If gravitational waves exert such tiny changes on Earth, why are they important?
Gravitational waves probably won't be useful in helping us understand processes on the Earth, but they will help us understand processes that occur in outer space, such as the collisions of pairs of black holes. We've already learned a lot:
From our first detection of merging black holes we learned:
(a) binary black holes actually exist (they were only theorized before), and
(b) black holes with masses about 30 times that of the Sun also exist (astronomers are working to understand how to make such black holes)
Neither of these facts were known before LIGO's historic first detection.
From our first detection of merging neutron stars we learned:
(a) that at least one source of short gamma ray bursts is merging neutron stars, and
(b) that merging neutron stars are, in fact, responsible for generating the quantities of heavy elements that we observe throughout the Universe. This single detection resulted in revealing the origin stories of many elements in the periodic table. (To learn more about this amazing result, check out this news story.)
The knowledge that astronomers gain from measuring gravitational waves could also improve our understanding of space, time, matter, energy, and their interactions. In so doing, we could revolutionize humanity’s knowledge and understanding of the nature of existence itself. Also, LIGO's impact on science in general will reach far beyond just the fields of astronomy and astrophysics. For more on that topic, visit Why Detect Them? in Learn More.
What kinds of information can gravitational waves provide?
Fundamentally, and directly, GW contain information that reveals the masses and properties of things like black holes, neutron stars, and their binary systems.
More esoterically, gravitational waves will provide a test of Einstein's theory of general relativity under extreme conditions of gravity where it has never before been tested. They will also give us more information about the unimaginably dense form of matter that makes up neutron stars. Neutron stars contain more matter than our Sun packed into a sphere the size of a city--about 10 km (6 mi.) across. These objects are so dense and their gravity so immense that a person weighing 150 lbs. (68 kg) on Earth would weigh 21,000,000,000,000 lbs. (9,545,000,000,000 kg) on a neutron star! Packed so closely and densely together, the matter that makes up a neutron star is called "degenerate matter", which is not well understood. LIGO will help improve our understanding of degenerate matter.
Gravitational waves will also tell us about how many objects like black holes and neutron stars exist in the Universe. They will give us insight into what happens during some of the Universe's most violent explosions. Someday, gravitational waves might even allow us to understand what was happening in the earliest moments of the Universe when it was so dense and hot that no light could move around. Any photons emitted during that time were long ago absorbed by a plasma of hot ions, but gravitational waves from that era could travel directly to Earth with little interference from the matter in the Universe.
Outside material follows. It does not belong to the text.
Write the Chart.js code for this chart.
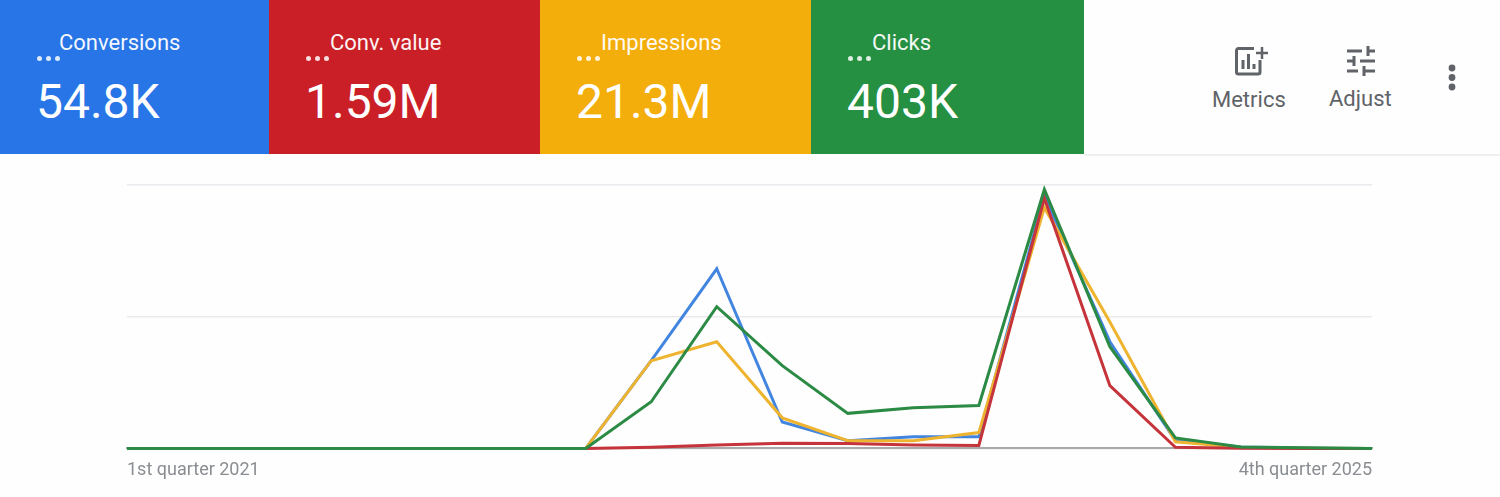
<!DOCTYPE html>
<html>
<head>
<meta charset="utf-8">
<title>Performance overview</title>
<script src="https://cdn.jsdelivr.net/npm/chart.js@4"></script>
<style>
  html, body { margin: 0; padding: 0; background: #fefefe; }
  body { width: 1500px; height: 497px; position: relative; overflow: hidden; font-family: Roboto, sans-serif; }
  .tile { position: absolute; top: 0; height: 154px; color: #fff; }
  .tile .name { position: absolute; top: 31px; font-size: 22px; line-height: 24px; white-space: nowrap; opacity: .95; }
  .tile .dots { position: absolute; top: 56px; display: flex; gap: 4px; }
  .tile .dots i { width: 5px; height: 5px; border-radius: 50%; background: #fff; opacity: .85; }
  .tile .num { position: absolute; top: 75px; font-size: 48px; line-height: 54px; white-space: nowrap; }
  .rule { position: absolute; left: 1084px; right: 0; top: 154px; height: 2px; background: #efefef; }
  .tool { position: absolute; color: #606368; font-size: 22px; line-height: 24px; text-align: center; }
  #chartBox { position: absolute; left: 0; top: 156px; width: 1500px; height: 341px; }
</style>
</head>
<body>
<div id="tiles"></div>
<div class="rule"></div>

<div class="tool" style="left:1212px;top:88px;">Metrics</div>
<svg style="position:absolute;left:1233px;top:45px" width="36" height="34" viewBox="0 0 36 34" fill="none" stroke="#606368" stroke-width="3">
  <path d="M21 3.500H5.500a2 2 0 0 0-2 2V27a2 2 0 0 0 2 2H25a2 2 0 0 0 2-2V15"/>
  <path d="M10 24V15M15.500 24V9M21 24v-5"/>
  <path d="M29 2v12M23 8h12" stroke-width="2.500"/>
</svg>

<div class="tool" style="left:1329px;top:87px;">Adjust</div>
<svg style="position:absolute;left:1346px;top:46px" width="30" height="30" viewBox="0 0 30 30" fill="none" stroke="#606368" stroke-width="3">
  <path d="M1 5h15M22 5h7M22 0v10M1 15h7M14 15h15M8 10v10M1 25h11M18 25h11M18 20v10"/>
</svg>

<svg style="position:absolute;left:1447px;top:64px" width="10" height="28" viewBox="0 0 10 28" fill="#606368">
  <circle cx="5" cy="4" r="3.400"/><circle cx="5" cy="13.500" r="3.400"/><circle cx="5" cy="23" r="3.400"/>
</svg>

<div id="chartBox"><canvas id="myChart"></canvas></div>

<script>
const quarters = [
  '1st quarter 2021', '2nd quarter 2021', '3rd quarter 2021', '4th quarter 2021',
  '1st quarter 2022', '2nd quarter 2022', '3rd quarter 2022', '4th quarter 2022',
  '1st quarter 2023', '2nd quarter 2023', '3rd quarter 2023', '4th quarter 2023',
  '1st quarter 2024', '2nd quarter 2024', '3rd quarter 2024', '4th quarter 2024',
  '1st quarter 2025', '2nd quarter 2025', '3rd quarter 2025', '4th quarter 2025'
];
// scaled so the top gridline is 100
const conversions = [0, 0, 0, 0, 0, 0, 0, 0, 33.3, 68.2, 10, 2.9, 4.4, 4.4, 96, 40.5, 3, 0.5, 0.1, 0];
const convValue   = [0, 0, 0, 0, 0, 0, 0, 0, 0.4, 1.3, 2, 1.9, 1.3, 1.1, 95, 23.8, 0.4, 0.1, 0, 0];
const impressions = [0, 0, 0, 0, 0, 0, 0, 0, 33.3, 40.5, 11.6, 2.9, 2.9, 6, 91.4, 48, 2.5, 0.4, 0.1, 0];
const clicks      = [0, 0, 0, 0, 0, 0, 0, 0, 17.7, 53.8, 31.4, 13.3, 15.4, 16.3, 98.3, 38.6, 4, 0.5, 0.2, 0];

const tileNames  = ['Conversions', 'Conv. value', 'Impressions', 'Clicks'];
const tileTotals = ['54.8K', '1.59M', '21.3M', '403K'];
const tileColors = ['#2775e6', '#cb1f27', '#f4ae0c', '#258f42'];
const tileEdges  = [0, 269, 540, 811, 1084];

const tilesEl = document.getElementById('tiles');
tileNames.forEach(function(name, i) {
  const tile = document.createElement('div');
  tile.className = 'tile';
  tile.style.left = tileEdges[i] + 'px';
  tile.style.width = (tileEdges[i + 1] - tileEdges[i]) + 'px';
  tile.style.background = tileColors[i];
  tile.innerHTML = '<div class="name" style="left:' + (i === 0 ? 59 : 61) + 'px">' + name + '</div>' +
    '<div class="dots" style="left:37px"><i></i><i></i><i></i></div>' +
    '<div class="num" style="left:36px">' + tileTotals[i] + '</div>';
  tilesEl.appendChild(tile);
});

function line(label, data, color) {
  return {
    label: label,
    data: data,
    borderColor: color,
    borderWidth: 3,
    pointRadius: 0,
    tension: 0,
    clip: false
  };
}

new Chart(document.getElementById('myChart'), {
  type: 'line',
  data: {
    labels: quarters,
    // first dataset is painted last, so clicks ends up on top
    datasets: [
      line('Clicks', clicks, '#2b8a44'),
      line('Conv. value', convValue, '#c5343a'),
      line('Impressions', impressions, '#eeb430'),
      line('Conversions', conversions, '#4285e0')
    ]
  },
  options: {
    responsive: true,
    maintainAspectRatio: false,
    animation: false,
    layout: { padding: { left: 127, right: 128, top: 29, bottom: 13 } },
    plugins: { legend: { display: false }, tooltip: { enabled: false } },
    scales: {
      x: {
        offset: false,
        grid: { display: false },
        border: { color: '#a9a9a9', width: 2 },
        ticks: {
          autoSkip: false,
          maxRotation: 0,
          align: 'inner',
          padding: 3,
          color: '#8a8d91',
          font: { family: 'Roboto', size: 18 },
          callback: function(value, index) {
            return index === 0 || index === quarters.length - 1 ? quarters[index] : '';
          }
        }
      },
      y: {
        min: 0,
        max: 100,
        afterFit: function(scale) { scale.width = 0; },
        border: { display: false },
        grid: { color: '#e9e9ee', lineWidth: 1.5, drawTicks: false },
        ticks: { display: false, stepSize: 50 }
      }
    }
  }
});
</script>
</body>
</html>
What discoveries does LIGO hope to make?
LIGO's historic 2015 detection of two colliding black holes, and its paradigm-shifting detection of colliding neutron stars in 2017 has opened up a new field of astrophysics. Whether gravitational waves are detected from colliding black holes, supernovae, remnant radiation from the Big Bang, or even just the tiniest imperfections on rapidly spinning ultra-dense neutron stars, the amount of potentially new fundamental knowledge of the extreme Universe that we stand to gain is enormous. Even better, as with any science, the best rewards come from discovering things we never knew about, could never have imagined, or simply do not understand. As with every other time we've looked up at the sky in a different way, be it through infrared, X-ray, or gamma-ray goggles, we will almost certainly be inspired and intrigued by what we didn’t expect to find.